- Born: September 6, 1874 Ludlow Town, Vermont, U.S.
- Died: January 31, 1975 (aged 100) Brattleboro, Vermont
- Resting place: Pleasant View Cemetery, Ludlow Village, Vermont
- Education: Black River Academy, Ludlow Village, Vermont; Pernin Institute of Shorthand and Bookkeeping, Boston;
- Occupations: Schoolteacher; Legal secretary; Bookkeeper;
- Known for: First recipient of regular Social Security benefits

= Ida May Fuller =

American schoolteacher and legal secretary

Ida May Fuller (September 6, 1874 – January 31, 1975) was a Vermont schoolteacher and legal secretary, who was the first beneficiary of recurring monthly Social Security payments.

==Early life==
Fuller was born at her family's Jewell Brook Road farm in Ludlow, Vermont, on September 6, 1874, the daughter of Henry W. Fuller and Laura (Haven) Fuller. Fuller's family traced its American roots to Mayflower passengers Samuel and Edward Fuller, and to Peregrine White, the first child born in America to English Pilgrim parents, in 1620. She attended school in Ludlow and graduated from Black River Academy, where her contemporaries at the academy included Calvin Coolidge. After her graduation, Fuller became a schoolteacher in Ludlow. In 1903 and 1904, Fuller was a student in the business college course at the Pernin Institute of Shorthand and Bookkeeping in Boston. (Note: The Pernin method was a shorthand style developed by Helen M. Pernin (d. 1905) of Detroit. Schools that taught Pernin shorthand and other business courses were established in many American cities during the late 19th and early 20th centuries.)

==Career==
In 1905, Fuller became a stenographer, legal secretary, and bookkeeper at the Ludlow law firm of John G. Sargent, William W. Stickney, and Paul A. Chase. During Sargent's service as Vermont Attorney General from 1908 to 1912, Fuller was his legal secretary and stenographer as he traveled throughout the state to carry out the duties of his office.

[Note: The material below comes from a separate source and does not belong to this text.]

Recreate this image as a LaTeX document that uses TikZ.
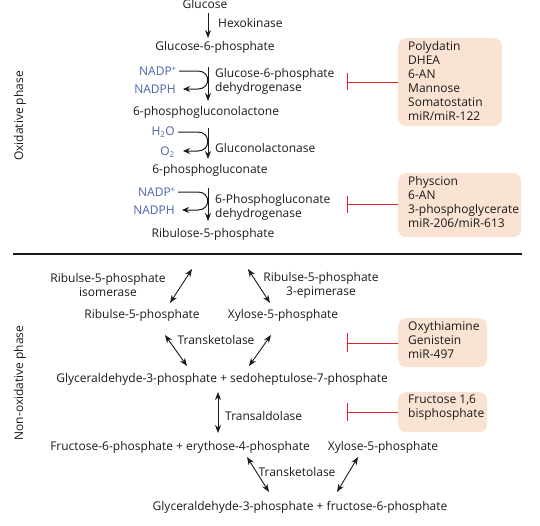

In addition to her career as a legal secretary, Fuller was active in Ludlow's Baptist church, including terms as treasurer for missionary activities and church auditor. Fuller was also involved in civic causes, including serving as treasurer for Ludlow residents who pledged funds to pay for Chautauqua lecturers to visit the town each summer. She also took part in local business ventures, including the Ludlow Insurance Agency, of which she was an original incorporator.

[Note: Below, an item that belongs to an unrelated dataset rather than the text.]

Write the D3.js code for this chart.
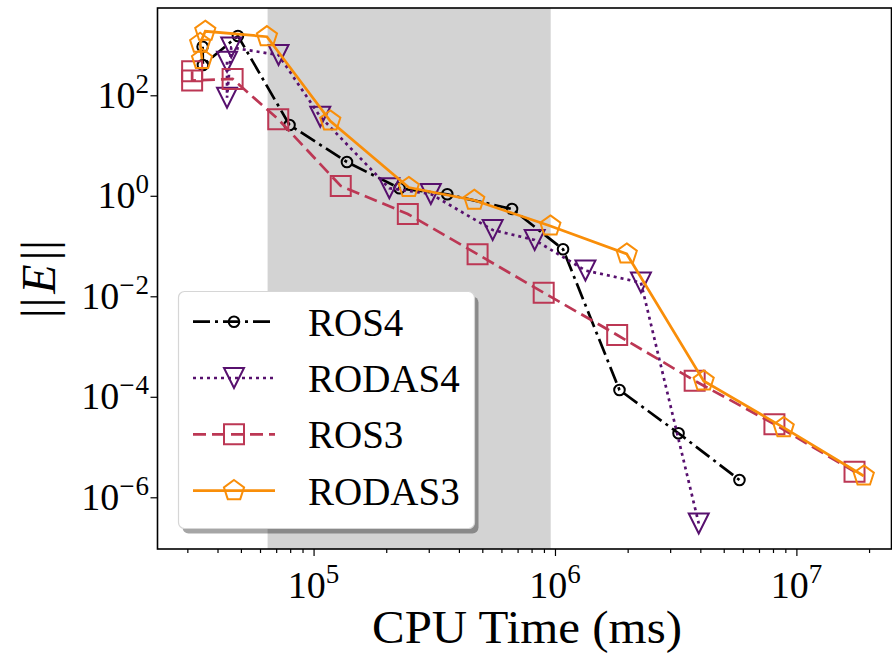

Fuller worked under Social Security just shy of three years, from the spring of 1937 to November 1939, and paid a total of $24.75 in Social Security taxes. She filed her retirement claim on November 4, 1939, aged 65; while visiting Rutland, she stopped at the regional Social Security office to ask about benefits. She later observed: "It wasn't that I expected anything, mind you, but I knew I'd been paying for something called Social Security and I wanted to ask the people in Rutland about it." Her application was transmitted to the Claims Division in Washington for adjudication. After approval, it was sent to the Treasury Department. Claims were grouped in batches of 1,000, and a certification list for each batch was sent to Treasury. Fuller's claim was the first one on the first certification list, so the first Social Security check (check number 00-000-001), dated January 31, 1940, was issued to Fuller in the amount of $22.54.

==Later life==
During her retirement, Fuller collected a total of $22,888.92 in Social Security benefits. As monthly payments increased in the 1950s and 1960s, Fuller typically received the first check issued for the new amount, which was usually the subject of news reports. When she received the first check following a September 1965 increase in monthly benefits, it arrived with a letter from President Lyndon Johnson, who also called Fuller to extend good wishes on her birthday.

Fuller never married and had no children. She lived most of her life in Ludlow and spent the last eight years of her life living with her niece, Hazel Perkins, in Brattleboro. Fuller died in Brattleboro on January 27, 1975, at the age of 100 and was buried at Pleasant View Cemetery in Ludlow.